** START RECORDS SHOWN **

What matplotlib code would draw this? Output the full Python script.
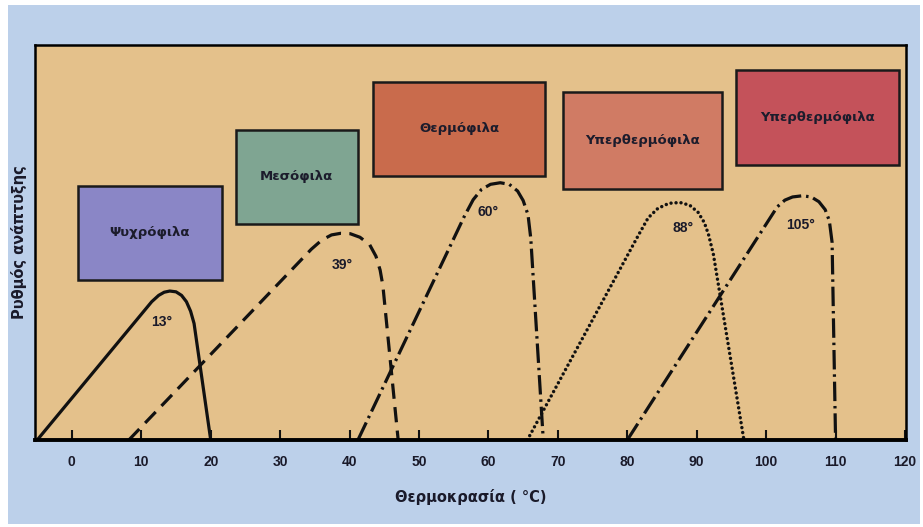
import matplotlib.pyplot as plt
from matplotlib.patches import Rectangle

plt.rcParams['font.family'] = ['Liberation Sans', 'DejaVu Sans']
plt.rcParams['lines.scale_dashes'] = False

# Καμπύλες ρυθμού ανάπτυξης ανά ομάδα μικροοργανισμών (θερμοκρασία, ρυθμός)
psychro_x = [-5.0, 11.5, 12.5, 13.3, 14.1, 15.0, 15.8, 16.5, 17.1, 17.6, 20.0]
psychro_y = [0.0, 35.0, 36.6, 37.4, 37.7, 37.5, 36.6, 35.0, 32.6, 29.5, 0.0]

meso_x = [8.2, 34.5, 36.0, 37.4, 38.7, 40.1, 41.5, 42.9, 43.8, 44.4, 44.8, 47.0]
meso_y = [0.0, 48.3, 50.6, 51.9, 52.3, 52.2, 51.3, 49.4, 46.5, 43.0, 39.0, 0.0]

thermo_x = [41.2, 56.5, 57.8, 59.0, 60.3, 61.7, 63.0, 64.2, 65.0, 65.7, 66.1, 67.9]
thermo_y = [0.0, 56.5, 60.8, 63.4, 64.7, 65.1, 64.7, 63.0, 60.6, 57.0, 51.0, 0.0]

hyper1_x = [65.6, 81.5, 83.0, 84.4, 86.0, 87.6, 89.0, 90.2, 91.1, 91.7, 92.4, 96.8]
hyper1_y = [0.0, 51.5, 56.2, 58.6, 59.9, 60.1, 59.4, 57.6, 55.0, 52.0, 47.0, 0.0]

hyper2_x = [80.0, 101.6, 102.7, 103.8, 105.2, 106.5, 107.6, 108.5, 109.1, 109.5, 110.0]
hyper2_y = [0.0, 59.0, 60.7, 61.5, 61.8, 61.5, 60.3, 58.3, 55.5, 50.0, 0.0]

optimum = [13, 39, 60, 88, 105]
names = ['Ψυχρόφιλα', 'Μεσόφιλα', 'Θερμόφιλα', 'Υπερθερμόφιλα', 'Υπερθερμόφιλα']
xticks = [0, 10, 20, 30, 40, 50, 60, 70, 80, 90, 100, 110, 120]

wide = ['DejaVu Sans']
ink = '#1a1a2a'

fig = plt.figure(figsize=(9.23, 5.27), dpi=100, facecolor='white')
fig.patches.append(Rectangle((0.009, 0.006), 0.988, 0.984, transform=fig.transFigure,
                             facecolor='#bcd0ea', edgecolor='none', zorder=-5))
ax = fig.add_axes([0.038, 0.165, 0.944, 0.75])
ax.set_zorder(2)
ax.set_facecolor('#e4c18b')
ax.set_xlim(-5.3, 120.2)
ax.set_ylim(0, 100)

lw = 2.3
ax.plot(psychro_x, psychro_y, color='#111111', lw=lw, solid_capstyle='butt')
ax.plot(meso_x, meso_y, color='#111111', lw=lw, dashes=(11, 6), dash_capstyle='butt')
ax.plot(thermo_x, thermo_y, color='#111111', lw=lw, dashes=(14, 3.5, 1.8, 3.5),
        dash_capstyle='butt')
ax.plot(hyper1_x, hyper1_y, color='#111111', lw=2.5, dashes=(0.01, 3.6),
        dash_capstyle='round')
ax.plot(hyper2_x, hyper2_y, color='#111111', lw=lw, dashes=(14, 3.5, 1.8, 3.5),
        dash_capstyle='butt')

# Ετικέτες βέλτιστης θερμοκρασίας κάτω από την κορυφή
label_y = [29.9, 44.3, 57.7, 53.7, 54.4]
for t, y in zip(optimum, label_y):
    ax.text(t, y, f'{t}°', ha='center', va='center', fontsize=10,
            fontweight='bold', color=ink)

# Πλαίσια ονομάτων ομάδων
boxes = [(0.9, 40.5, 20.7, 23.8, '#8a86c6'),
         (23.6, 54.7, 17.6, 23.8, '#7fa592'),
         (43.4, 66.8, 24.8, 23.8, '#c96b4c'),
         (70.7, 63.5, 23.0, 24.6, '#d07b64'),
         (95.7, 69.6, 23.4, 24.1, '#c4525a')]
for (x0, y0, w, h, c), name in zip(boxes, names):
    ax.add_patch(Rectangle((x0, y0), w, h, facecolor=c, edgecolor='#1a1a1a',
                           lw=1.8, zorder=3))
    ax.text(x0 + w / 2, y0 + h / 2, name, ha='center', va='center', fontsize=9.5,
            fontweight='bold', color='#1c1c2c', family=wide, zorder=4)

ax.set_xticks(xticks)
ax.set_yticks([])
ax.tick_params(axis='x', direction='in', length=7, width=1.5, pad=11,
               labelsize=10, color='#111111')
for lab in ax.get_xticklabels():
    lab.set_fontweight('bold')
    lab.set_color(ink)

for side in ['left', 'right', 'top']:
    ax.spines[side].set_linewidth(1.8)
ax.spines['bottom'].set_linewidth(2.8)

ax.set_xlabel('Θερμοκρασία ( °C)', fontsize=10.5, fontweight='bold',
              color=ink, family=wide, labelpad=14)
ax.set_ylabel('Ρυθμός ανάπτυξης', fontsize=10.5, fontweight='bold',
              color=ink, family=wide, labelpad=6)

fig.savefig('out.png', dpi=100)
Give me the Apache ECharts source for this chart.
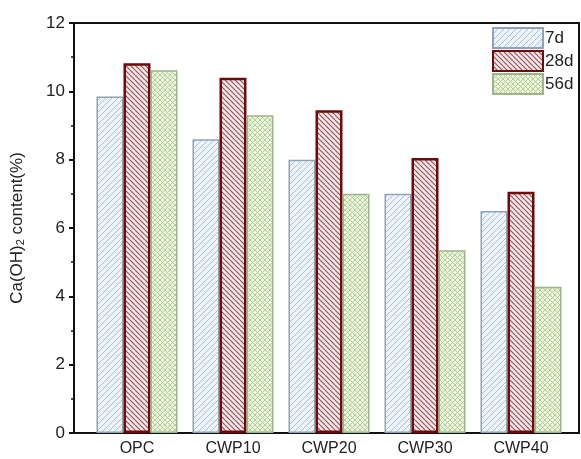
<!DOCTYPE html>
<html>
<head>
<meta charset="utf-8">
<script src="https://cdn.jsdelivr.net/npm/echarts@6/dist/echarts.min.js"></script>
<style>
html,body{margin:0;padding:0;background:#fff;}
#chart{width:581px;height:459px;}
</style>
</head>
<body>
<div id="chart"></div>
<script>
const categories = ['OPC', 'CWP10', 'CWP20', 'CWP30', 'CWP40'];
const seriesNames = ['7d', '28d', '56d'];
const values7d  = [9.85, 8.6, 8.0, 7.0, 6.5];
const values28d = [10.82, 10.4, 9.45, 8.05, 7.06];
const values56d = [10.62, 9.3, 7.0, 5.35, 4.28];
const yTicks = [0, 2, 4, 6, 8, 10, 12];

function makePattern(bg, lineColor, dirs, size, lw) {
  const c = document.createElement('canvas');
  c.width = size; c.height = size;
  const ctx = c.getContext('2d');
  ctx.fillStyle = bg;
  ctx.fillRect(0, 0, size, size);
  ctx.strokeStyle = lineColor;
  ctx.lineWidth = lw;
  dirs.forEach(d => {
    for (let k = -1; k <= 1; k++) {
      ctx.beginPath();
      if (d === '/') {
        ctx.moveTo(k * size, size);
        ctx.lineTo(k * size + size, 0);
      } else {
        ctx.moveTo(k * size, 0);
        ctx.lineTo(k * size + size, size);
      }
      ctx.stroke();
    }
  });
  return c;
}

const pat7 = makePattern('#edf4fb', '#a9bed2', ['/'], 6, 1);
const pat28 = makePattern('#fbe4e6', '#83525a', ['\\'], 5, 1.1);
const pat56 = makePattern('#eaf5dc', '#acca92', ['/', '\\'], 5, 0.9);

function toData(arr) { return arr.map((v, i) => [i, v]); }

const chart = echarts.init(document.getElementById('chart'));
const font = 'Liberation Sans, Arial, sans-serif';
chart.setOption({
  animation: false,
  backgroundColor: '#fff',
  grid: {
    left: 74, right: 2, top: 23, bottom: 26,
    show: true, borderColor: '#111', borderWidth: 2, backgroundColor: 'transparent'
  },
  legend: {
    orient: 'vertical',
    left: 492, top: 27,
    icon: 'rect',
    itemWidth: 50, itemHeight: 20, itemGap: 1,
    padding: 0,
    textStyle: { fontFamily: font, fontSize: 17, color: '#222', padding: [0, 0, 0, -3] },
    data: seriesNames
  },
  xAxis: {
    type: 'value',
    min: -0.656, max: 4.604,
    splitLine: { show: false },
    axisLine: { show: true, onZero: false, lineStyle: { color: '#111', width: 2 } },
    axisTick: { show: false },
    axisLabel: {
      customValues: [0, 1, 2, 3, 4],
      formatter: v => categories[Math.round(v)],
      fontFamily: font, fontSize: 16, color: '#222', margin: 8
    }
  },
  yAxis: {
    type: 'value',
    min: 0, max: 12, interval: 2,
    name: '{a|Ca(OH)}{s|2}{a| content(%)}',
    nameLocation: 'middle',
    nameRotate: 90,
    nameGap: 48,
    nameTextStyle: {
      rich: {
        a: { fontFamily: font, fontSize: 17, color: '#222' },
        s: { fontFamily: font, fontSize: 11, color: '#222', verticalAlign: 'bottom', padding: [7, 0, 0, 0] }
      }
    },
    splitLine: { show: false },
    axisLine: { show: true, onZero: false, lineStyle: { color: '#111', width: 2 } },
    axisTick: { show: true, inside: false, length: 5, lineStyle: { color: '#111', width: 2 } },
    minorTick: { show: true, splitNumber: 2, length: 3, lineStyle: { color: '#111', width: 1.5 } },
    axisLabel: {
      fontFamily: font, fontSize: 17, color: '#222', margin: 9,
      formatter: v => (yTicks.indexOf(v) >= 0 ? String(v) : '')
    }
  },
  series: [
    {
      name: seriesNames[0], type: 'bar', data: toData(values7d),
      barWidth: 27, barGap: '0%',
      itemStyle: { color: { image: pat7, repeat: 'repeat' }, borderColor: '#8ea3b6', borderWidth: 1.5 }
    },
    {
      name: seriesNames[1], type: 'bar', data: toData(values28d),
      barWidth: 27, barGap: '0%',
      itemStyle: { color: { image: pat28, repeat: 'repeat' }, borderColor: '#6e0a0a', borderWidth: 2.5 }
    },
    {
      name: seriesNames[2], type: 'bar', data: toData(values56d),
      barWidth: 27, barGap: '0%',
      itemStyle: { color: { image: pat56, repeat: 'repeat' }, borderColor: '#9db58c', borderWidth: 1.5 }
    }
  ]
});
</script>
</body>
</html>
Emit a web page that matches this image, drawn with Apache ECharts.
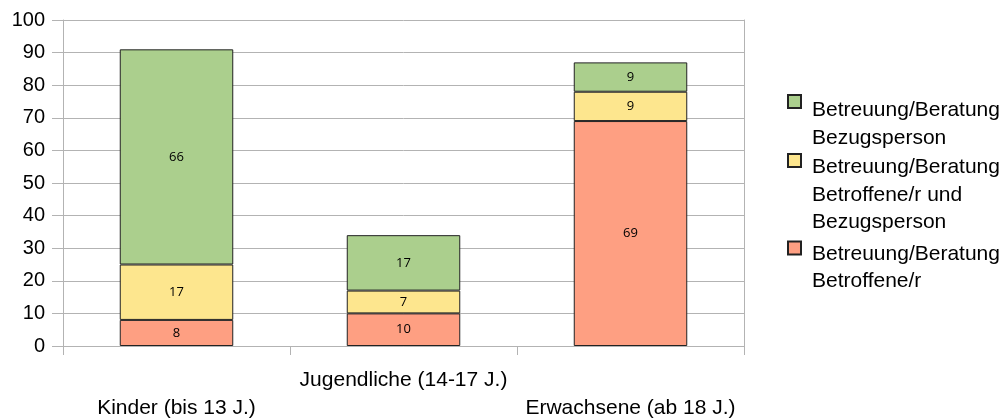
<!DOCTYPE html>
<html>
<head>
<meta charset="utf-8">
<script src="https://cdn.jsdelivr.net/npm/echarts@6/dist/echarts.min.js"></script>
<style>
  html, body { margin: 0; padding: 0; background: #fff; }
  #chart { width: 1007px; height: 418px; }
</style>
</head>
<body>
<div id="chart"></div>
<script>
// Altersgruppen
const categories = ['Kinder (bis 13 J.)', 'Jugendliche (14-17 J.)', 'Erwachsene (ab 18 J.)'];

// Fallzahlen je Betreuungsart (von unten nach oben gestapelt)
const betroffene = [8, 10, 69];
const betroffeneUndBezug = [17, 7, 9];
const bezugsperson = [66, 17, 9];

const seriesNames = [
  'Betreuung/Beratung Bezugsperson',
  'Betreuung/Beratung Betroffene/r und Bezugsperson',
  'Betreuung/Beratung Betroffene/r'
];
// Zeilenumbrüche der Legendentexte
const legendLines = [
  ['Betreuung/Beratung', 'Bezugsperson'],
  ['Betreuung/Beratung', 'Betroffene/r und', 'Bezugsperson'],
  ['Betreuung/Beratung', 'Betroffene/r']
];

const yTicks = { min: 0, max: 100, interval: 10 };

const colors = { green: '#abcf8d', yellow: '#fde68e', red: '#fe9f82' };
const gridColor = '#b3b3b3';
const FONT = '"Liberation Sans", Arial, sans-serif';

const chart = echarts.init(document.getElementById('chart'), null, { renderer: 'canvas' });

const LH = 27.5;
// Each legend entry is its own component so that the marker sits beside the
// first text line: blank spacer lines above the text balance the vertically
// centred text block against the marker.
function makeLegend(idx, top, textOffset) {
  const n = legendLines[idx].length;
  const spacerLH = LH + 2 * textOffset / (n - 1);
  const spacer = [];
  for (let i = 0; i < n - 1; i++) spacer.push('{s|\u00a0}');
  const body = legendLines[idx].map((l) => '{t|' + l + '}');
  const text = spacer.concat(body).join('\n');
  return {
    show: true,
    left: 787,
    top: top,
    padding: 0,
    orient: 'vertical',
    itemWidth: 13,
    itemHeight: 13,
    icon: 'rect',
    selectedMode: false,
    data: [seriesNames[idx]],
    formatter: () => text,
    textStyle: {
      fontFamily: FONT,
      fontSize: 21,
      color: '#000',
      padding: [0, 0, 0, 6],
      rich: {
        s: { fontFamily: FONT, fontSize: 21, lineHeight: spacerLH },
        t: { fontFamily: FONT, fontSize: 21, color: '#000', lineHeight: LH }
      }
    }
  };
}

const labelStyle = {
  show: true,
  position: 'inside',
  color: '#000',
  fontFamily: '"Open Sans", sans-serif',
  fontSize: 13
};
const barItem = (c) => ({ color: c, borderColor: '#222', borderWidth: 1 });

chart.setOption({
  animation: false,
  backgroundColor: '#fff',
  grid: {
    left: 63, right: 263, top: 20, bottom: 72,
    containLabel: false,
    outerBoundsMode: 'none'
  },
  legend: [
    makeLegend(0, 63.5, 9),
    makeLegend(1, 91.5, 7),
    makeLegend(2, 210, 6)
  ],
  xAxis: {
    type: 'category',
    data: categories,
    boundaryGap: true,
    axisLine: { show: true, lineStyle: { color: gridColor, width: 1 } },
    axisTick: { show: true, length: 9, lineStyle: { color: gridColor } },
    axisLabel: {
      interval: 0,
      margin: 20,
      color: '#000',
      fontFamily: FONT,
      fontSize: 21,
      lineHeight: 28,
      formatter: (v, i) => (i % 2 === 1 ? v : '\n' + v)
    },
    splitLine: { show: false }
  },
  yAxis: [
    {
      type: 'value',
      min: yTicks.min,
      max: yTicks.max,
      interval: yTicks.interval,
      axisLine: { show: true, lineStyle: { color: gridColor, width: 1 } },
      axisTick: { show: true, length: 11, lineStyle: { color: gridColor } },
      axisLabel: { margin: 18, color: '#000', fontFamily: FONT, fontSize: 20 },
      splitLine: { show: true, lineStyle: { color: gridColor, width: 1 } }
    },
    {
      type: 'value',
      position: 'right',
      min: yTicks.min,
      max: yTicks.max,
      interval: yTicks.interval,
      axisLine: { show: true, lineStyle: { color: gridColor, width: 1 } },
      axisTick: { show: false },
      axisLabel: { show: false },
      splitLine: { show: false }
    }
  ],
  series: [
    {
      name: seriesNames[2], type: 'bar', stack: 'total', barWidth: '50%',
      data: betroffene, itemStyle: barItem(colors.red), label: labelStyle
    },
    {
      name: seriesNames[1], type: 'bar', stack: 'total', barWidth: '50%',
      data: betroffeneUndBezug, itemStyle: barItem(colors.yellow), label: labelStyle
    },
    {
      name: seriesNames[0], type: 'bar', stack: 'total', barWidth: '50%',
      data: bezugsperson, itemStyle: barItem(colors.green), label: labelStyle
    }
  ]
});
</script>
</body>
</html>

** END RECORDS SHOWN **

◆ WRITTEN TASK ◆
Repeat exactly, and only, the lines between the line holding "Give me the" and the line holding "const yTicks = [0, 2, 4, 6, 8, 10, 12];", inclusive, leaving pictures out.

◆ SOLUTION TO THE EXERCISE ◆
Give me the Apache ECharts source for this chart.
<!DOCTYPE html>
<html>
<head>
<meta charset="utf-8">
<script src="https://cdn.jsdelivr.net/npm/echarts@6/dist/echarts.min.js"></script>
<style>
html,body{margin:0;padding:0;background:#fff;}
#chart{width:581px;height:459px;}
</style>
</head>
<body>
<div id="chart"></div>
<script>
const categories = ['OPC', 'CWP10', 'CWP20', 'CWP30', 'CWP40'];
const seriesNames = ['7d', '28d', '56d'];
const values7d  = [9.85, 8.6, 8.0, 7.0, 6.5];
const values28d = [10.82, 10.4, 9.45, 8.05, 7.06];
const values56d = [10.62, 9.3, 7.0, 5.35, 4.28];
const yTicks = [0, 2, 4, 6, 8, 10, 12];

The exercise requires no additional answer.